Most of the European residents, including some who are seriously ill, have been interned and, like the military prisoners, are being given only a little rice and water and occasional scraps of other food. There is some reason to believe that conditions have slightly improved recently, but the Japanese Government have refused their consent to the visit to Hong Kong of a representative of the Protecting Power and no permission has yet been granted for such a visit by the representative of the International Red Cross Committee. They have in fact announced that they require all foreign consuls to withdraw from all the territories they have invaded since the outbreak of war. It is clear that their treatment of prisoners and civilians will not bear independent investigation.

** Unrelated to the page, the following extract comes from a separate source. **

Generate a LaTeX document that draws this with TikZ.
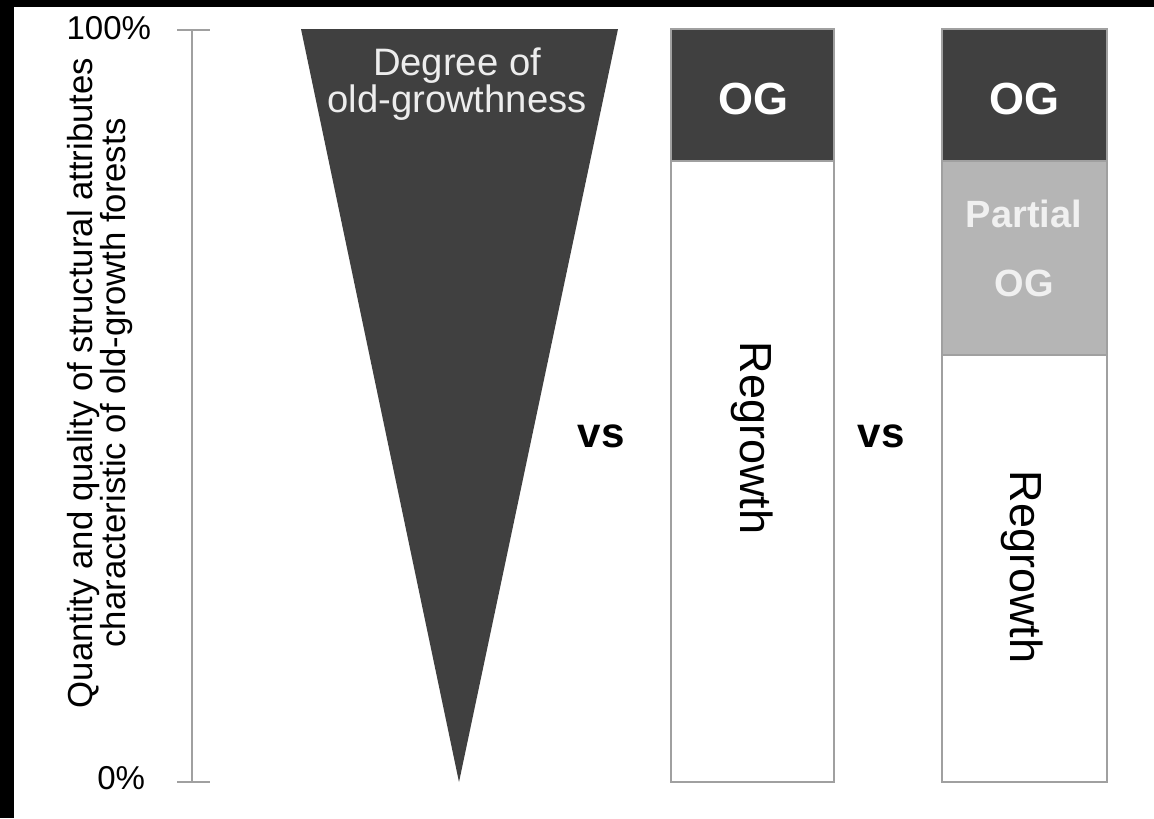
\documentclass[tikz,border=0pt]{standalone}
\usepackage{fontspec}
\setmainfont{Liberation Sans}
\usepackage{xcolor}
\usepackage{tikz}
\definecolor{ogdark}{HTML}{404040}
\definecolor{ogpart}{HTML}{B5B5B5}
\definecolor{rimgray}{HTML}{A0A0A0}

\begin{document}
\begin{tikzpicture}[x=0.025cm,y=-0.025cm,
	rim/.style={draw=rimgray, line width=1.3pt},
	boldlbl/.style={font=\fontsize{30}{34}\selectfont\bfseries},
	regrow/.style={font=\fontsize{32}{36}\selectfont, rotate=-90}]
	\useasboundingbox (0,0) rectangle (1154,818);
	\fill[black] (0,0) rectangle (1154,818);
	\fill[white] (14,7) rectangle (1154,818);
	% axis
	\coordinate (top) at (192,30);
	\coordinate (bot) at (192,782);
	\draw[rimgray, line width=1.3pt] (top) -- (bot);
	\draw[rimgray, line width=1.3pt] (177,30) -- (210,30);
	\draw[rimgray, line width=1.3pt] (177,782) -- (210,782);
	\node[anchor=east, font=\fontsize{23.5}{26}\selectfont] (hundred) at (156,28) {100\%};
	\node[anchor=east, font=\fontsize{23.5}{26}\selectfont] (zero) at (150,778) {0\%};
	\node[rotate=90, align=center, font=\fontsize{24.7}{23}\selectfont] (ylabel) at (100,383)
		{Quantity and quality of structural attributes\\characteristic of old-growth forests};
	% wedge
	\fill[ogdark] (301,29) -- (618,29) -- (459,782) -- cycle;
	\node[align=center, text=white!93!black, font=\fontsize{27.2}{25}\selectfont] (degree) at (457,84)
		{Degree of\\old-growthness};
	\node[boldlbl] (vsone) at (601,436) {vs};
	% first bar
	\fill[white] (671,29) rectangle (834,782);
	\fill[ogdark] (671,29) rectangle (834,161);
	\draw[rim] (671,29) rectangle (834,782);
	\draw[rim] (671,161) -- (834,161);
	\node[boldlbl, text=white, font=\fontsize{32}{34}\selectfont\bfseries] (ogone) at (753,99) {OG};
	\node[regrow] (regone) at (752,438) {Regrowth};
	\node[boldlbl] (vstwo) at (881,436) {vs};
	% second bar
	\fill[white] (942,29) rectangle (1107,782);
	\fill[ogdark] (942,29) rectangle (1107,161);
	\fill[ogpart] (942,161) rectangle (1107,355);
	\draw[rim] (942,29) rectangle (1107,782);
	\draw[rim] (942,161) -- (1107,161);
	\draw[rim] (942,355) -- (1107,355);
	\node[boldlbl, text=white, font=\fontsize{32}{34}\selectfont\bfseries] (ogtwo) at (1024,99) {OG};
	\node[align=center, text=white!94!black, font=\fontsize{27}{49}\selectfont\bfseries] (partial) at (1024,248)
		{Partial\\OG};
	\node[regrow] (regtwo) at (1022,567) {Regrowth};
\end{tikzpicture}
\end{document}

I have no information as to the conditions of our prisoners of war and civilians in Malaya. The only report available is a statement by the Japanese official news agency of 3rd March stating that 77,699 Chinese have been arrested and subjected to what is described as "a severe examination." It is not difficult to imagine what that entails.
It is most painful to have to make such a statement to the House. Two things will be clear from it, to the House, to the country and to the world. The Japanese claim that their forces are animated by a lofty code of chivalry, Bushido, is a nauseating hypocrisy. That is the first thing. The second is that the enemy must be utterly defeated. The House will agree with me that we can best express our sympathy with the victims of these appalling outrages by redoubling our efforts to ensure his utter and overwhelming defeat.
Arising out of this statement, terrible and horrible as it is, may I ask my right hon. Friend whether he will do everything possible to make the facts public, so that the people of this country will really at last know what they are up against and put their backs into the war?
Naturally we had to be most careful about the facts before we made this statement. That is the only reason why it has not been made sooner. The Government felt that it would be wrong to make a statement unless they were absolutely convinced of the facts. That being so, in spite of the sufferings of the relatives, we felt it was our duty to make the truth known.
My right hon. Friend said that the Japanese Government have asked for the withdrawal of all foreign consuls from places they have occupied. Does that include German and Italian consuls?
Has anything been heard of the assurance given by the general in command of the Japanese troops to whom Singapore was surrendered that decent treatment would be extended to those who surrendered and that the rules of Bushido would be carried out?
I have said that I have received no definite reports from Malaya, but the Government cannot regard the position as satisfactory until Japan allows the Protecting Power and the International Red Cross to function.
With reference to my right hon. Friend's answer that the whole of the Japanese nation is responsible, surely the general officer commanding the Japanese is personally responsible and should be held personally responsible by us? Will my right hon. Friend make it perfectly clear that we hold him personally responsible? Does this not show the futility of our capitulation of such a large body of prisoners?
Obviously the Japanese general officer commanding is primarily responsible, but the Government are also responsible for not allowing the Protecting Power to do its duty.
In view of the fact that General Bennett has arrived in Australia from Singapore, can my right hon. Friend give any information as to whether there is an adequate food supply for prisoners who are in Singapore?